I fell to the ground and started bawling, burying my face into his thick neck.

“Ill be back Beau. I promise. Please don’t move.” I sprinted all the way to the house and called the hospital. My grandpa answered. “Grandpa where’s my mom and dad!” I almost yelled into the phone.

“They just left. What’s wrong?” he asked panicky and I told him the whole story. I was mad when he said nothing at first. “Leanna on the very top of my closet is my Winchester and the bullets are right next to it.” What the heck is he thinking?! I thought.

“Grandpa I can’t,” I choked the words out of my mouth.

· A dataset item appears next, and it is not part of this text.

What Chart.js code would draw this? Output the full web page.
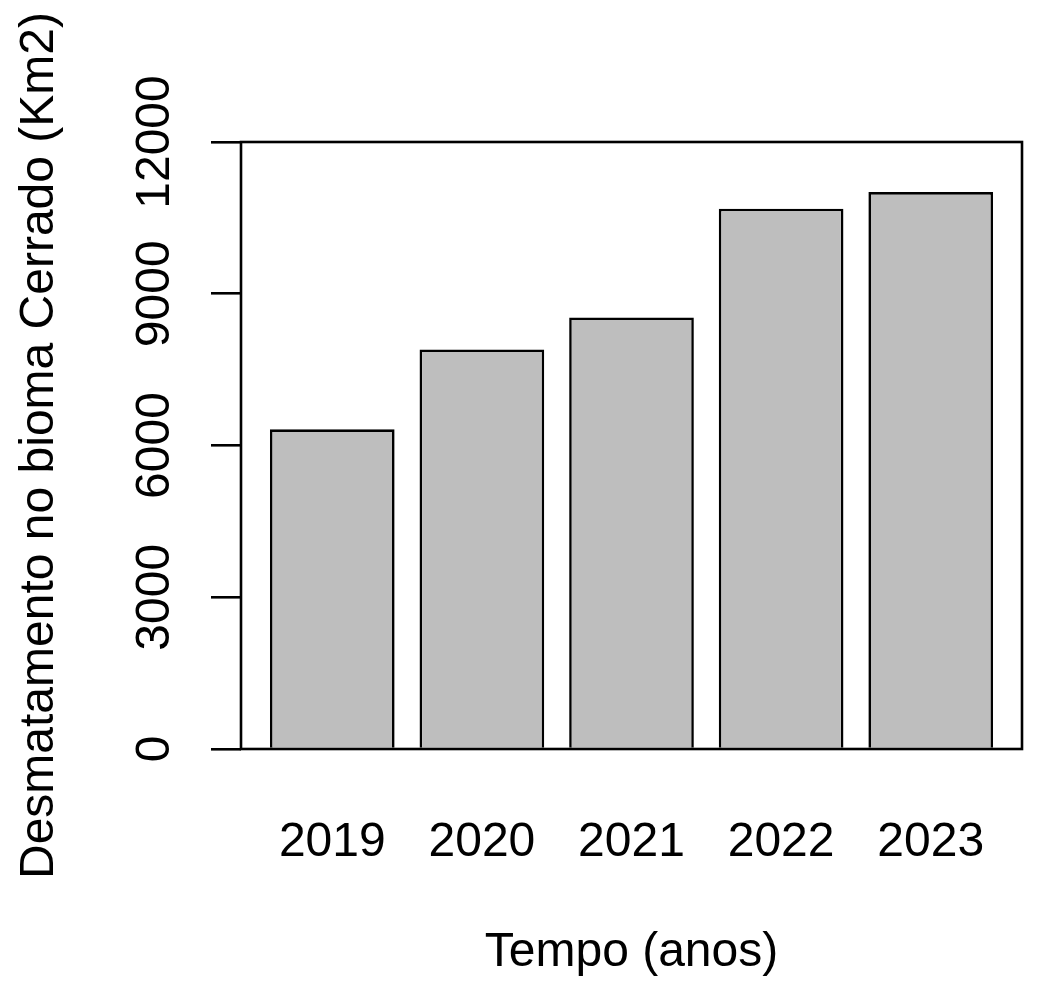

“Leanna you have to. There’s nothing you can do to help him. Go now.” Right after he said that I hung up the phone and ran to his room. The gun was right where he said it was and so were the bullets. I hurried back outside into the now pouring-down-cats-and-dogs rain all the way to the front gate. Beau’s breathing was slow and steady. His dark gentle brown eyes looked sleepy and started to get cloudy. I looked at the bullets in my right hand and the gun in the left. Beau’s eyes were closed and I thought he was already dead but he wasn’t. Bawling and praying I loaded the Winchester slowly. When it was loaded I took the safety off and looked at my friend one more time. I bent down and rubbed his black forehead behind his left ear where he liked it. He opened his eyes and looked at me right in my eyes. It hurt the way he looked at me that I cried even more. I stood and backed up a few steps and took aim at his forehead. I looked away and the thunder sounded. I fell to the ground with the punch back of the powerful Winchester. All my energy was gone and I laid not wanting to get up. I was soaking wet ant my eyes hurt from crying. Only the rain was the noise I heard. No fidgeting from Beau or his breathing nothing but the rain. Finally I looked up and crawled to Beau. His eyes were open so respecting him I closed them and cuddled next to him crying and praying.

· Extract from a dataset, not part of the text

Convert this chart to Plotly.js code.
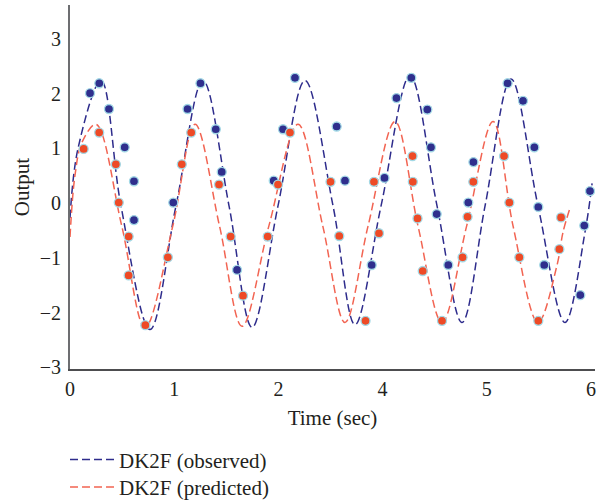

My mom and my dad found me on the ground with Beau, soaking wet with blood on my shirt, and carried me into the house. I wanted to stay with Beau but I was too drained to fight. I wasn’t the same after that. Every time I saw a horse I thought of Beau and it hurt just thinking about it. When grandpa got home from the hospital he said nothing and I was glad, unlike my parents who kept telling me its all going to be okay, but really it wasn’t.

A few months after Beau’s death my dad and I were driving down a farm road when we saw a horse, strangely, on the side of the road.

“What the-?” My dad said. The grey horse looked as if it had not eaten in weeks. I stared at the horse, examining it. Feeling sorry for the poor thing, I rubbed its nose then gradually made my way up. When I got to behind the left ear it started to flip its upper lip up and down, just like Beau used to do it. I heard a laugh and found out that the laugh was coming from me, surprisingly. We took the gelding home and after a few months he grew fatter and fatter. Cowboy was a whole new horse in three months. He’s not fully recovered so my youngest sister Lexus rides him.

Beau will always be in my heart, and it hurts my guts when the memory comes back. I promised myself that he will be the last horse I ever shoot.